Nato a Berlino nel 1930 Nathan Zach arrivò in Israele quando era bambino.

Oltre che influente critico e traduttore Zach è uno dei maggiori esponenti di quella che è stata definita la new wave della poesia israeliana nata intorno agli anni 50.

La sua poesia è caratterizzata da uno stile ironico e colloquiale, lontano da ogni sentimentalismo e da ogni retorica. Per questo motivo molto spesso è stato avvicinato a Yehuda Amichai - un altro importante poeta israeliano – anche se nello stile emergono alcune differenze.

Zach è riflessivo, più filosofico, mentre Amichai è stato definito da alcuni critici più immediato e carnale.

Inoltre, mentre Amichai ha saputo ben interpretare i sentimenti e gli umori dell’opinione pubblica israeliana, tanto da essere definito poeta nazionale, Zach ribadisce nelle sue liriche la propria condizione di “uomo di viaggio” e di apolide, condizione iniziata nell’infanzia e portata avanti nell’età adulta.

Nel 2000 per l’Antologia Sfavorevole agli addii (edizioni Donzelli) ha ricevuto il premio Internazionale di Poesia Camaiore.

 Avraham Yehoshua lo ha paragonato a Eugenio Montale e come il grande poeta italiano anche YEHUDA AMICHAI rappresenta un degno candidato al Nobel per la letteratura.

Per Shimon Peres la lirica di questo poeta ha predisposto i cuori degli israeliani alla pace e alle concessioni ai palestinesi.

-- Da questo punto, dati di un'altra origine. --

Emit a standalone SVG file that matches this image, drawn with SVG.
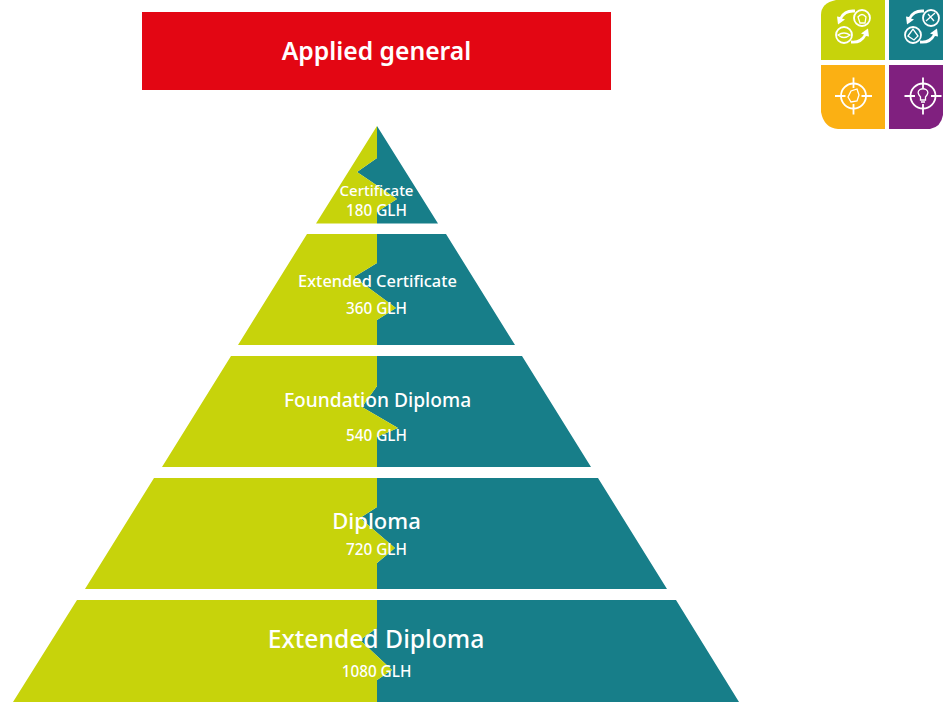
<svg xmlns="http://www.w3.org/2000/svg" width="943" height="702" viewBox="0 0 943 702">
<style>
.g{fill:#c7d30b}.t{fill:#177e89}
text{font-family:"Noto Sans","Liberation Sans",sans-serif;fill:#fff;text-anchor:middle;font-weight:500}
.ic{fill:none;stroke:#fff;stroke-width:1.8}
.in{fill:none;stroke:#fff;stroke-width:1.3}
.ia{fill:#fff;stroke:none}
</style>
<defs>
<g id="target"><circle class="ic" r="12.500"/><path class="ic" d="M-18.500 0H-8M8 0H18.500M0-18.500V-8M0 8V18.500"/></g>
<g id="cycle"><circle class="ic" cx="9" cy="-8.500" r="8"/><circle class="ic" cx="-9" cy="8.500" r="8"/><path class="ia" d="M2-14Q-7-15-11-8L-8-7-15-2-16-10-13-9.500Q-9-18 2-17ZM-2 14Q7 15 11 8L8 7 15 2 16 10 13 9.500Q9 18-2 17Z"/></g>
</defs>
<rect id="header" x="142" y="12" width="469" height="78" fill="#e30613"/>
<text x="376.500" y="60" font-size="24.700" style="font-weight:600">Applied general</text>
<g id="tier-certificate">
<path class="t" d="M377 126L438 223.500H377V212L397 199L357 172L377 158Z"/>
<path class="g" d="M377 126L316 223.500H377V212L397 199L357 172L377 158Z"/>
<text x="376.500" y="196" font-size="15">Certificate</text>
<text x="376.500" y="215.500" font-size="15.300">180 GLH</text>
</g>
<g id="tier-extended-certificate">
<path class="t" d="M307 234H446L515 345H377V320L396 308L354 277L377 263V234Z"/>
<path class="g" d="M307 234H377V263L354 277L396 308L377 320V345H238Z"/>
<text x="377.500" y="287" font-size="16.400">Extended Certificate</text>
<text x="376.500" y="313.500" font-size="15.300">360 GLH</text>
</g>
<g id="tier-foundation-diploma">
<path class="t" d="M377 356H522L591 467H377V437L398 428L362 407L377 386Z"/>
<path class="g" d="M231 356H377V386L362 407L398 428L377 437V467H162Z"/>
<text x="377.500" y="406.500" font-size="19.200">Foundation Diploma</text>
<text x="376.500" y="440.500" font-size="15.300">540 GLH</text>
</g>
<g id="tier-diploma">
<path class="t" d="M377 478H598L667 589H377V563L395 548L360 518L377 507Z"/>
<path class="g" d="M154 478H377V507L360 518L395 548L377 563V589H85Z"/>
<text x="376.500" y="528.500" font-size="22">Diploma</text>
<text x="376.500" y="554.500" font-size="15.300">720 GLH</text>
</g>
<g id="tier-extended-diploma">
<path class="t" d="M377 600H676L739 702H377V680L392 670L360 640L377 628Z"/>
<path class="g" d="M77 600H377V628L360 640L392 670L377 680V702H13Z"/>
<text x="376" y="647.500" font-size="24.700">Extended Diploma</text>
<text x="376.500" y="676.500" font-size="15.300">1080 GLH</text>
</g>
<g id="icon-green"><path fill="#c7d30b" d="M836 0H885V60H821V15Q821 3 836 0Z"/><use href="#cycle" x="853" y="26.500"/><path class="in" d="M858 17Q862 12 866 17L865 23H860ZM838 35Q844 31 850 35Q844 40 838 35Z"/></g>
<g id="icon-teal"><path fill="#177e89" d="M889 0H943V60H889Z"/><use href="#cycle" x="922" y="26.500"/><path class="in" d="M926 21L935 13M928 14L934 21M908 36L913 29L918 36L914 40Z"/></g>
<g id="icon-orange"><path fill="#fbb013" d="M821 65H885V129H838Q824 128 821 112Z"/><use href="#target" x="853.500" y="96"/><path class="in" d="M848 97L851 91L857 89L859 95L857 101L851 102Z"/></g>
<g id="icon-purple"><path fill="#80207f" d="M889 65H943V115Q941 127 930 129H889Z"/><use href="#target" x="923" y="96"/><path class="in" d="M920.500 100V97Q916 92 920 89.500Q923 88 926 89.500Q930 92 925.500 97V100ZM921 102H925"/></g>
</svg>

Non a caso Rabin lesse una sua poesia durante la cerimonia di conferimento del premio Nobel per la pace.

Yehuda Amichai, considerato uno dei maggiori poeti israeliani della seconda metà del Novecento e il più rappresentativo e profondamente radicato nella realtà israeliana, è conosciuto in Italia per la raccolta di poesie Ogni uomo nasce poeta (Di Rienzo Editore).

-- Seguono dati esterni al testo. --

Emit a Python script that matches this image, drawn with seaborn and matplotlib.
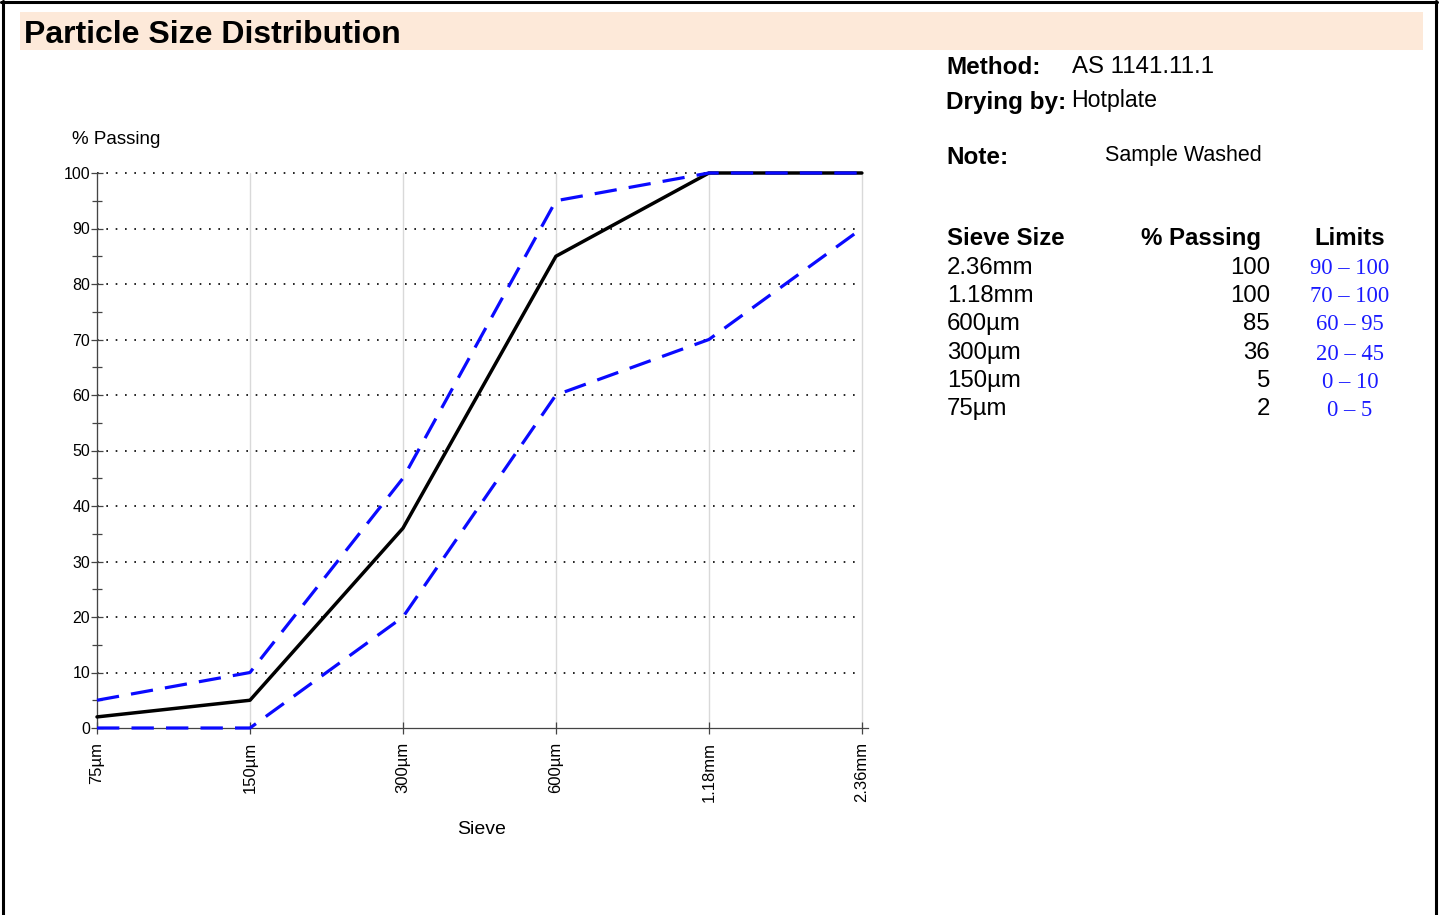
import matplotlib
matplotlib.use("Agg")
import matplotlib.pyplot as plt
import seaborn as sns
import pandas as pd
from matplotlib.lines import Line2D
from matplotlib.patches import Rectangle

# ---- data ----
sieves = ["75µm", "150µm", "300µm", "600µm", "1.18mm", "2.36mm"]
passing = [2, 5, 36, 85, 100, 100]
lower_limit = [0, 0, 20, 60, 70, 90]
upper_limit = [5, 10, 45, 95, 100, 100]
y_ticks = [0, 10, 20, 30, 40, 50, 60, 70, 80, 90, 100]

table_sieves = ["2.36mm", "1.18mm", "600µm", "300µm", "150µm", "75µm"]
table_passing = ["100", "100", "85", "36", "5", "2"]
table_limits = ["90 – 100", "70 – 100", "60 – 95", "20 – 45", "0 – 10", "0 – 5"]

sns.set_style("white")
plt.rcParams["font.family"] = ["Liberation Sans", "DejaVu Sans"]
plt.rcParams["text.color"] = "black"
plt.rcParams["axes.labelcolor"] = "black"
plt.rcParams["xtick.color"] = "black"
plt.rcParams["ytick.color"] = "black"

W, H = 1440, 915
fig = plt.figure(figsize=(14.4, 9.15), dpi=100)

def fx(px):
    return px / W

def fy(py):
    return 1 - py / H

# frame border
fig.add_artist(Line2D([fx(2.5), fx(2.5)], [0, fy(1)], color="black", lw=2.2))
fig.add_artist(Line2D([fx(1), fx(1437)], [fy(1.5), fy(1.5)], color="black", lw=2.2))
fig.add_artist(Line2D([fx(1436), fx(1436)], [0, fy(1)], color="black", lw=2.2))

# title band
fig.add_artist(Rectangle((fx(20), fy(50)), fx(1423) - fx(20), fy(12) - fy(50),
                         transform=fig.transFigure, facecolor="#fde9d9", edgecolor="none"))
fig.text(fx(24), fy(43), "Particle Size Distribution", fontsize=23, fontweight="bold",
         va="baseline", ha="left")

# axes
ax = fig.add_axes([fx(97), fy(728), fx(868) - fx(97), fy(173) - fy(728)])
x = list(range(len(sieves)))
df = pd.DataFrame({"pos": x, "passing": passing, "lower": lower_limit, "upper": upper_limit})

for xi in x:
    ax.axvline(xi, color="#d9d9d9", lw=1.0, zorder=0)
for yv in y_ticks[1:]:
    ax.plot([0, 5], [yv, yv], color="black", lw=1.2, linestyle=(0, (1, 4.6)), zorder=0.5)

sns.lineplot(data=df, x="pos", y="passing", ax=ax, color="black", lw=2.5, zorder=3)
sns.lineplot(data=df, x="pos", y="lower", ax=ax, color="#0a0aff", lw=2.3,
             dashes=False, zorder=4).lines[-1].set_dashes([7, 3.8])
sns.lineplot(data=df, x="pos", y="upper", ax=ax, color="#0a0aff", lw=2.3,
             dashes=False, zorder=4).lines[-1].set_dashes([7, 3.8])

ax.set_xlim(0, 5.04)
ax.set_ylim(0, 100)
ax.set_xticks(x)
ax.set_xticklabels(sieves, rotation=90, fontsize=12)
ax.set_yticks(y_ticks)
ax.set_yticklabels([str(v) for v in y_ticks], fontsize=11.5)
ax.set_yticks(range(5, 100, 10), minor=True)
ax.tick_params(axis="both", which="both", direction="inout", length=8, width=0.9,
               color="#444444", bottom=True, left=True)
ax.tick_params(axis="y", which="minor", length=7)
ax.tick_params(axis="y", which="major", pad=1)
ax.tick_params(axis="x", pad=6)
for s in ["top", "right"]:
    ax.spines[s].set_visible(False)
ax.spines["left"].set_color("#444444")
ax.spines["bottom"].set_color("#444444")
ax.spines["left"].set_linewidth(0.9)
ax.spines["bottom"].set_linewidth(0.9)
ax.set_xlabel("")
ax.set_ylabel("")
ax.patch.set_alpha(0)
for ln in ax.lines:
    ln.set_clip_on(False)

fig.text(fx(72), fy(139), "% Passing", fontsize=13.5, va="center", ha="left")
fig.text(fx(482), fy(830), "Sieve", fontsize=14, va="center", ha="center")

# info block
fig.text(fx(946), fy(67), "Method:", fontsize=17.5, fontweight="bold", va="center")
fig.text(fx(1072), fy(67), "AS 1141.11.1", fontsize=17.3, va="center")
fig.text(fx(946), fy(102), "Drying by:", fontsize=17.5, fontweight="bold", va="center")
fig.text(fx(1071), fy(101), "Hotplate", fontsize=16.7, va="center")
fig.text(fx(946), fy(157), "Note:", fontsize=17.5, fontweight="bold", va="center")
fig.text(fx(1105), fy(155), "Sample Washed", fontsize=15.5, va="center")

# table
fig.text(fx(947), fy(239), "Sieve Size", fontsize=17.3, fontweight="bold", va="center")
fig.text(fx(1261), fy(239), "% Passing", fontsize=17.3, fontweight="bold", va="center", ha="right")
fig.text(fx(1350), fy(239), "Limits", fontsize=17.3, fontweight="bold", va="center", ha="center")
row_y = [268, 296, 324, 353, 381, 409]
for ry, s, p, l in zip(row_y, table_sieves, table_passing, table_limits):
    fig.text(fx(947), fy(ry), s, fontsize=17.3, va="center")
    fig.text(fx(1270), fy(ry), p, fontsize=17.3, va="center", ha="right")
    fig.text(fx(1350), fy(ry + 1), l, fontsize=16.3, va="center", ha="center",
             color="#1a1aff", family=["Liberation Serif", "DejaVu Serif"])

fig.savefig("out.png", dpi=100)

Nato in Germania nel 1924,  emigra giovanissimo in Israele stabilendosi a Gerusalemme con la sua famiglia dalla quale riceverà un’educazione ebraica ortodossa. E’ morto nel settembre del 2000.

Della sua esperienza nell’esercito inglese e nelle file del Palmach durante la Guerra di Indipendenza d’Israele resteranno tracce dolorose e umanissime nella sua poesia.

Amichai ha contribuito in maniera decisiva a ciò che è stata acutamente definita la “democratizzazione” della poesia ebraica, ossia l’adozione di una gamma espressiva più variegata, in cui la lingua e le immagini della vita di ogni giorno svolgono un ruolo di primaria importanza.

Tuttavia la sua apertura al contemporaneo non ha determinato un taglio netto con le fonti tradizionali della cultura e della lingua ebraica: allusioni bibliche così come situazioni e immagini della vita ebraica tradizionale hanno rappresentato un arricchimento per la sua ispirazione.

Ed è anche in questa sintesi di israelianità e di ebraicità, di cultura laica e memoria religiosa che va ricercato il segreto della sua popolarità.

L’uso fra l’altro di un linguaggio non ermetico che fa presa sui problemi generali più scottanti della realtà israeliana ha contribuito a consolidare negli anni la fama letteraria del poeta in Israele e all’estero.

 Per chi ama la poesia israeliana vorrei segnalare un testo appena pubblicato da Einaudi con testo ebraico a fronte: Poeti israeliani a cura di Ariel Rathaus

Nato a Roma ha insegnato a lungo letteratura italiana presso la Hebrew University di Gerusalemme ed è in particolare un grande studioso di poesia d’Israele. Nella sua introduzione Rathaus sottolinea giustamente come il lungo processo dell’emancipazione ebraica, avviatasi dall’epoca napoleonica in poi con alti e bassi, avrebbe potuto costituire la via più naturale per l’estinzione della poesia ebraica tradizionale. E invece il paradosso vuole che tale fase storica sia divenuta l’occasione per un grande risveglio letterario, anche in versi.

Questa bella antologia copre soltanto gli ultimi vent’anni dell’attività poetica in Israele. Un Paese dove, per inciso, di poesia se ne pubblica persino sulle pagine culturali dei quotidiani a grande diffusione. Ma nella realtà questo volume di testi, con corredo critico, rispecchia fedelmente molte generazioni letterarie. Offre uno spettro ampio che spazia dai più celebri poeti contemporanei, Nathan Zach, Chaim Gur, arrivando anche agli autori di ultima generazione ( Rami Saari, Shimon Adaf).

Rende con fedeltà la natura composita della società israeliana, offrendo al lettore componimenti ad alto tasso erotico (la serie Ziva di Shabtai) ma anche versi di un grande talmudista come Admiel Kosman.